“We should do one last tour for the fans,” DeYoung proclaimed during an interview with Rolling Stone. “Let’s go do 80 or 100 shows. Let’s put Moe, Larry and Curly back on the stage.”
He was Styx original singer, founding the band as a teenager alongside his neighbors Chuck and John Panozzo in the early ‘70s. Guitarist Young was brought on shortly after that, with Shaw joining the group in 1975.
DeYoung sang and wrote many of the band’s biggest hits, including “Lady,” “Babe,” “Show Me the Way” and “Come Sail Away.” Following a couple of successful reunion tours, he separated from the group in 1999 while Young and Shaw continued performing under the Styx name. The reason for DeYoung’s dismissal differs depending on whom you ask.
Shaw and Young insist the impetus came from the band’s 1983 concept album Kilroy Was Here. The project, most remembered for the popular but polarizing track “Mr. Roboto,” created severe tension within the group, leading to its initial breakup in 1984. Even though they were able to put lingering issues aside for reunion tours in the ‘90s, Shaw and Young say the Kilroy Was Here experience poisoned any chance at reconciliation with their former frontman.

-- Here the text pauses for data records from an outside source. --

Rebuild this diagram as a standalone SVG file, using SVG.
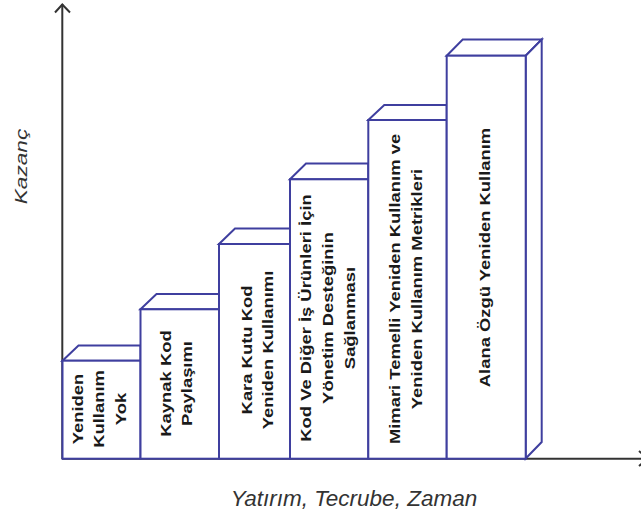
<svg xmlns="http://www.w3.org/2000/svg" width="641" height="518" viewBox="0 0 641 518">
<style>
.face{fill:#fff;stroke:#3f3f9f;stroke-width:2;stroke-linejoin:miter}
.axis{fill:none;stroke:#333;stroke-width:2}
.lbl{font-family:"Liberation Sans",Arial,sans-serif;font-weight:bold;font-size:14.5px;fill:#1a1a1a;text-anchor:middle}
.ax{font-family:"Liberation Sans",Arial,sans-serif;font-style:italic;fill:#333;text-anchor:middle}
</style>
<rect width="641" height="518" fill="#fff"/>
<g id="axes">
<line class="axis" x1="62.3" y1="4" x2="62.3" y2="459"/>
<polyline class="axis" points="55,12.5 62.3,4.5 70,12.5"/>
<line class="axis" x1="62" y1="458.7" x2="641" y2="458.7"/>
<polyline class="axis" points="639,451 648,458.7 639,466"/>
</g>
<g id="bar1">
<polygon class="face" points="62.5,360.7 78.5,345.5 140.5,345.5 140.5,360.7"/>
<rect class="face" x="62.5" y="360.7" width="78" height="98"/>
<text class="lbl" transform="translate(83,409) rotate(-90) scale(1.27,1)"><tspan x="0" y="0">Yeniden</tspan><tspan x="0" dy="21.5">Kullanım</tspan><tspan x="0" dy="21.5">Yok</tspan></text>
</g>
<g id="bar2">
<polygon class="face" points="140.5,309.3 156.5,294 219,294 219,309.3"/>
<rect class="face" x="140.5" y="309.3" width="78.5" height="149.4"/>
<text class="lbl" transform="translate(171,383.5) rotate(-90) scale(1.27,1)"><tspan x="0" y="0">Kaynak Kod</tspan><tspan x="0" dy="21.5">Paylaşımı</tspan></text>
</g>
<g id="bar3">
<polygon class="face" points="219,244 235,228.5 290,228.5 290,244"/>
<rect class="face" x="219" y="244" width="71" height="214.7"/>
<text class="lbl" transform="translate(251.7,350) rotate(-90) scale(1.27,1)"><tspan x="0" y="0">Kara Kutu Kod</tspan><tspan x="0" dy="21.6">Yeniden Kullanımı</tspan></text>
</g>
<g id="bar4">
<polygon class="face" points="290,179.3 306,163.5 368.3,163.5 368.3,179.3"/>
<rect class="face" x="290" y="179.3" width="78.3" height="279.4"/>
<text class="lbl" transform="translate(311,318) rotate(-90) scale(1.27,1)"><tspan x="0" y="0">Kod Ve Diğer İş Ürünleri İçin</tspan><tspan x="0" dy="21.8">Yönetim Desteğinin</tspan><tspan x="0" dy="21.8">Sağlanması</tspan></text>
</g>
<g id="bar5">
<polygon class="face" points="368.3,120 384.3,105 446.7,105 446.7,120"/>
<rect class="face" x="368.3" y="120" width="78.4" height="338.7"/>
<text class="lbl" transform="translate(400,289) rotate(-90) scale(1.27,1)"><tspan x="0" y="0">Mimari Temelli Yeniden Kullanım ve</tspan><tspan x="0" dy="21.6">Yeniden Kullanım Metrikleri</tspan></text>
</g>
<g id="bar6">
<polygon class="face" points="446.7,55.7 462.7,39.5 541.7,39.5 525.7,55.7"/>
<polygon class="face" points="525.7,55.7 541.7,39.5 541.7,442 525.7,458.5"/>
<rect class="face" x="446.7" y="55.7" width="79" height="403"/>
<text class="lbl" transform="translate(490,257.5) rotate(-90) scale(1.27,1)">Alana Özgü Yeniden Kullanım</text>
</g>
<g id="labels">
<text class="ax" font-size="16" transform="translate(26.5,166.5) rotate(-90) scale(1.42,1)">Kazanç</text>
<text class="ax" font-size="22.5" x="354" y="506">Yatırım, Tecrube, Zaman</text>
</g>
</svg>
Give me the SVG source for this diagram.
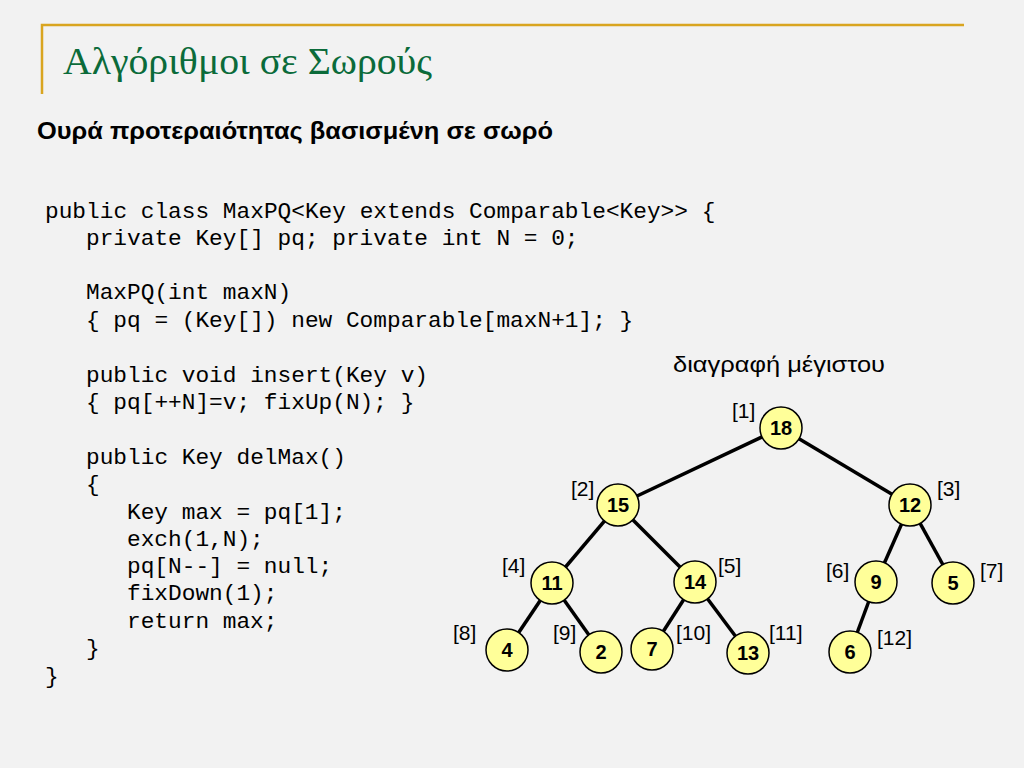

DeYong, on the other hand, believes his former bandmates use Kilroy as a scapegoat, when their true motive was more about power. “They said in 1999 that the reason they had to replace me was because of something that happened in 1983,” the singer explained. “And we’d just done two successful reunion tours in 1996 and 1997 and we were recording a new album! But if you tell a lie long enough and with enough enthusiasm, people are going to believe it.”
DeYoung adding that Shaw and Young “wanted to assume control.” Despite these feelings, the former frontman still hopes to reunite with Styx.
“Let’s get together and give the fans one more run at this thing, and then I’ll ride off into the sunset,” DeYoung declared while imagining a conversation with his old bandmates. “You’ll keep doing your Styx thing and using the name. I don’t care. I want it one more time for our fans.”
In spite of these comments, the odds of Styx making up with DeYoung appear low. “It was an ugly time, but I’m not bitter about it anymore,” Young noted of DeYong’s tenure during a 2018 interview with Billboard. “It’s clear that moment in time was a huge mistake. We gave [DeYoung] enough rope to hang himself, and us, collectively, and that’s part of Styx history. We killed the golden goose, at least for the time being. It’s taken a long time to resurrect it, and we’ve succeeded, mightily. I’m not mad at [DeYoung] anymore. I’ve forgiven him and I wish the man well and happiness. I just have no desire to work with him.”
One occasion which could theoretically bring the Styx members back together would be a Rock & Roll Hall of Fame induction. The band has been eligible since 1997, and DeYoung clearly feels the honor is overdue. “I want to be in the Rock & Roll Hall of Fame because we deserve to be,” the singer stated. “I’m sickened by the fact that we’re not.”
DeYoung, meanwhile, is prepping 26 East: Volume 1, his first album of original solo material in more than a decade. The LP is due on April 10.